2014 marque le retour de la confiance et de la sérénité après la grande crise initiée par la faillite de Lehman Brothers. Pour autant, si les problèmes de liquidité des banques vont mieux, le moral des chefs d'entreprise et plus généralement des particuliers reste au plus bas. La France est même derrière la Grèce en termes d'optimisme. Le constat est que l'on souffre moins d'une insuffisance du crédit que d'un problème lié à la faible demande de financement faible en raison d'une activité économique qui n'est pas encore là. Malgré les critiques que l'on peut entendre, les banques continuent à financer l'économie et accompagnent les entreprises, dans la limite de la viabilité de ces dernières.

Que disent les chiffres aquitains depuis le début de l'année ?

Le secteur bancaire en Aquitaine représente 1.500 agences et 15.000 salariés. En septembre, le montant des encours de crédit atteignait 73,9 milliards d'euros, en augmentation de 1,1 % sur un an, avec 43,3 Md€ de crédits à l'habitat et de 27,9 Md€ de crédits aux entreprises. Nous totalisons également 71,2 Md€ de dépôts collectés.

Les promoteurs immobiliers se sont régulièrement alarmés depuis le début de l'année, annonçant les mauvais chiffres des mises en chantier. Quel est votre regard sur le marché immobilier régional ?

Ce que nous ont dit nos clients, c'est que le poids de la fiscalité était un frein mais que c'est surtout l'absence de visibilité sur la pérennité des dispositifs fiscaux qui bloquait leurs investissements. La situation s'améliore et l'on constate un regain d'intérêt pour l'immobilier, notamment parce que les taux d'intérêt très bas les rendent plus attractifs par rapport aux placements financiers. De plus, la démographie est positive dans certains territoires de l'Aquitaine : Bordeaux, Biarritz, Anglet, Bayonne, et plus globalement la façade atlantique jusqu'à La Rochelle. Vers l'Est de la région, c'est plus délicat. Par ailleurs, nous notons depuis 2013 une grosse activité de rachat ou de renégociation de crédits immobiliers.

Et au plan national ?

Les chiffres de la Banque de France à fin août indiquent une croissance de 2,4 % sur un an des encours de crédits aux ménages et aux entreprises, à hauteur de 1.997 Md€. Il est intéressant de noter plusieurs points. D'abord, que les encours progressent alors que le PIB reste stable. Ensuite, que le financement des entreprises a véritablement changé en quelques années. Elles font désormais beaucoup plus appel en direct au marché. En 2014, le rapport était de 38 % de financement de marché et 62 % de crédit, alors qu'il était de respectivement 30 % et 70 % en 2009. Notons enfin que le taux d'acceptation était, au 2e trimestre, de 7/10 pour les crédits de trésorerie et de 9/10 pour les crédits d'équipement des PME.

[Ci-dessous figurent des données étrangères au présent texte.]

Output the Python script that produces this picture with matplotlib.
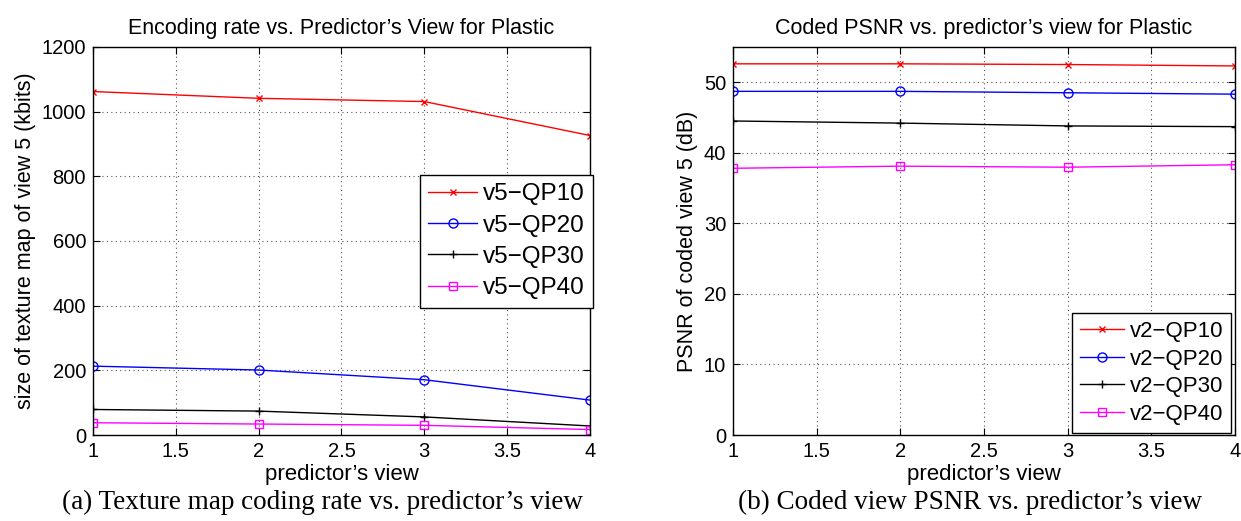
import matplotlib
matplotlib.use("Agg")
import matplotlib.pyplot as plt

views = [1, 2, 3, 4]

rate_qp10 = [1062, 1041, 1031, 926]
rate_qp20 = [213, 201, 171, 108]
rate_qp30 = [79, 74, 56, 28]
rate_qp40 = [38, 34, 30, 17]

psnr_qp10 = [52.6, 52.6, 52.5, 52.3]
psnr_qp20 = [48.7, 48.7, 48.5, 48.3]
psnr_qp30 = [44.5, 44.2, 43.8, 43.7]
psnr_qp40 = [37.8, 38.1, 37.95, 38.3]

styles = [("#ff0000", "x", 5), ("#0000ff", "o", 6.5), ("#000000", "+", 6), ("#ff00ff", "s", 5.5)]

plt.rcParams["font.family"] = ["Liberation Sans", "DejaVu Sans"]
plt.rcParams["font.size"] = 14

fig = plt.figure(figsize=(12.41, 5.21), dpi=100)
ax1 = fig.add_axes([0.0749, 0.165, 0.4005, 0.745])
ax2 = fig.add_axes([0.5907, 0.165, 0.4045, 0.745])


def draw(ax, series, labels, ylim, yticks, title, ylabel, anchor, legsize, spacing):
    for (c, m, ms), ys, lab in zip(styles, series, labels):
        ax.plot(views, ys, color=c, marker=m, markersize=ms,
                markerfacecolor="none", markeredgecolor=c, markeredgewidth=1.0,
                linewidth=1.0, label=lab)
    ax.set_xlim(1, 4)
    ax.set_ylim(*ylim)
    ax.set_xticks([1, 1.5, 2, 2.5, 3, 3.5, 4])
    ax.set_xticklabels(["1", "1.5", "2", "2.5", "3", "3.5", "4"])
    ax.set_yticks(yticks)
    ax.grid(True, linestyle=(0, (1, 3)), color="#555555", linewidth=0.8)
    ax.tick_params(direction="in", top=True, right=True, length=5,
                   labelsize=14.5, pad=5)
    for s in ax.spines.values():
        s.set_linewidth(1.0)
    ax.set_title(title, fontsize=15.5, pad=9)
    ax.set_xlabel("predictor\u2019s view", fontsize=16, labelpad=2)
    ax.set_ylabel(ylabel, fontsize=15.5, labelpad=4)
    leg = ax.legend(loc="upper left", bbox_to_anchor=anchor, borderaxespad=0,
                    fontsize=legsize, frameon=True, fancybox=False,
                    edgecolor="black", framealpha=1, handlelength=2.0,
                    borderpad=0.35, labelspacing=spacing, handletextpad=0.25)
    leg.get_frame().set_linewidth(1.0)


draw(ax1, [rate_qp10, rate_qp20, rate_qp30, rate_qp40],
     ["v5\u2212QP10", "v5\u2212QP20", "v5\u2212QP30", "v5\u2212QP40"],
     (0, 1200), range(0, 1201, 200),
     "Encoding rate vs. Predictor\u2019s View for Plastic",
     "size of texture map of view 5 (kbits)", (0.658, 0.670), 17.5, 0.38)

draw(ax2, [psnr_qp10, psnr_qp20, psnr_qp30, psnr_qp40],
     ["v2\u2212QP10", "v2\u2212QP20", "v2\u2212QP30", "v2\u2212QP40"],
     (0, 55), range(0, 51, 10),
     "Coded PSNR vs. predictor\u2019s view for Plastic",
     "PSNR of coded view 5 (dB)", (0.675, 0.314), 16, 0.3)

fig.text(0.26, 0.035, "(a) Texture map coding rate vs. predictor\u2019s view",
         ha="center", va="center", fontsize=19.5,
         family=["Liberation Serif", "DejaVu Serif"])
fig.text(0.782, 0.035, "(b) Coded view PSNR vs. predictor\u2019s view",
         ha="center", va="center", fontsize=19.5,
         family=["Liberation Serif", "DejaVu Serif"])

fig.savefig("out.png", dpi=100)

"Des signaux positifs envoyés par les pouvoirs publics"

D'où viendra la relance de l'économie ?

Les chefs d'entreprise ont pris des dispositions pour renforcer leurs structures financières quand ils le pouvaient et se prémunir des impayés. Ils attendent maintenant un redémarrage du carnet de commandes pour investir. Nous espérons que c'est la demande intérieure qui portera la relance, et c'est tout l'enjeu des pouvoirs publics aujourd'hui. On voit bien qu'en Asie, les risques pays sont en train de monter. La Chine ralentit même si elle reste dynamique, l'Allemagne est confrontée à des difficultés, et les Etats-Unis à eux seuls ne suffiront pas à nous redonner des couleurs.

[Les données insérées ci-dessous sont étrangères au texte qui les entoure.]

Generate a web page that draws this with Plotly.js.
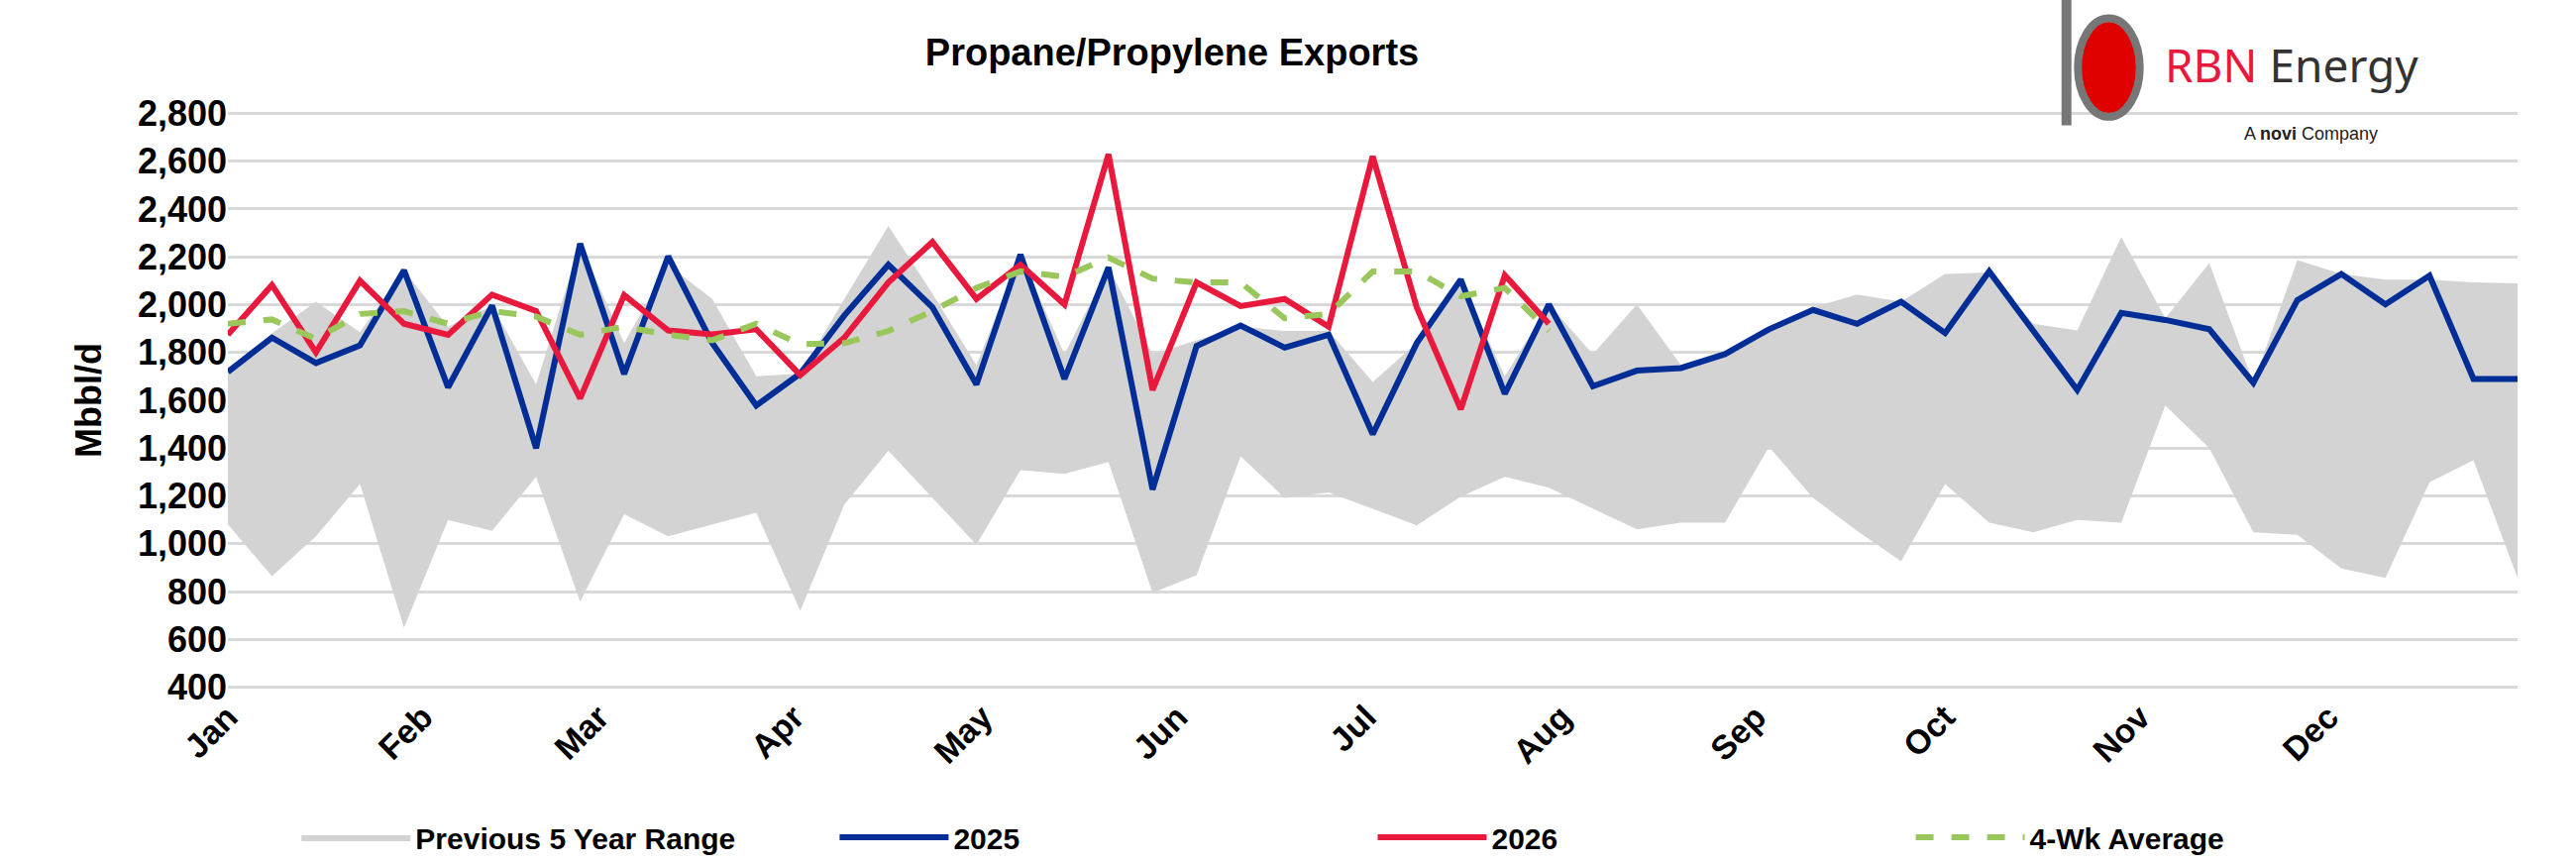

Dans quelques heures vous allez, à la tête d'une délégation des acteurs bancaires régionaux, rencontrer le préfet d'Aquitaine. Qu'allez-vous lui dire ?

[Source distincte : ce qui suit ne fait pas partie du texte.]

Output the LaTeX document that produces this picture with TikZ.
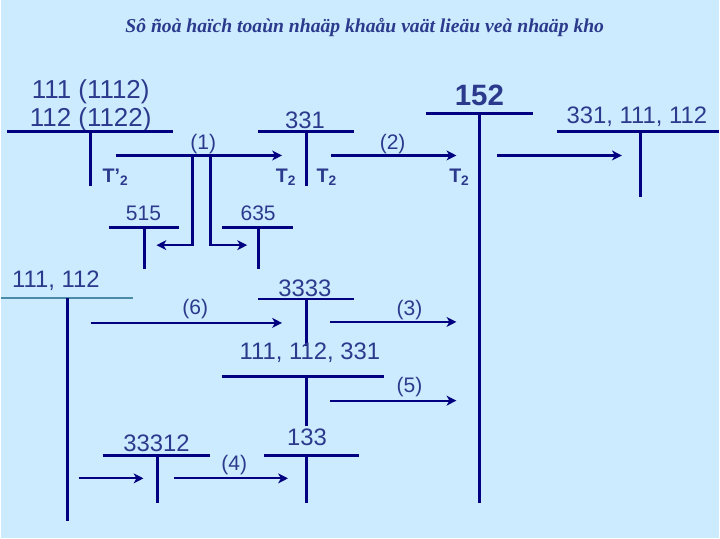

Nous allons saluer les signaux positifs envoyés par les pouvoirs publics français et européens pour favoriser la croissance et l'investissement. Les discours du monde politique attaquant le monde de la finance dans son ensemble ont fait beaucoup de mal, et nous constatons que sa position s'est beaucoup assouplie. Il a d'ailleurs reconnu durant son intervention lors des récentes Assises de l'investissement que "les banques françaises jouent leur rôle" et que la France a "un système financier solide". Nous indiquerons au préfet que nous continuerons à financer l'économie mais que le problème de la confiance est dans les mains du gouvernement.
Les choses évoluent dans le bon sens. De nouveaux outils de financement apparaissent comme le TLTRO (opérations de refinancement ciblées à long-terme, soit un système de prêt à long terme offert aux banques, initié par la Banque centrale européenne) qui devrait permettre le renforcement de nos liquidités, ainsi que le développement d'une "bonne" titrisation, sûre et transparente, notamment celle des crédits immobiliers, un gisement important et sécurisé (plus de 800 Md€) sur lequel les banques ont une bonne appréciation des risques. Enfin, l'épargne en France est abondante mais liquide et courte. Il est impératif de favoriser l'épargne de long terme investie en actions et de valoriser la prise de risque productif. Le PEA-PME et le contrat Euro-Confiance donne des signes positifs.

Pas d'inquiétude ?

Il ne faudrait pas que des initiatives diverses, ratio de levier, contribution aux fonds de résolution européen, taxe sur les transactions financières, viennent annihiler les efforts conduits par les pouvoirs publics. Si les banques françaises sont taxées sur toutes les transactions, ce sont autant d'opérations financières qui pourraient échapper à la France et être réalisées dans d'autres pays. C'est aussi autant de capacités de marges ou de résultats que les banques n'auront plus pour constituer leurs fonds propres et financer l'économie.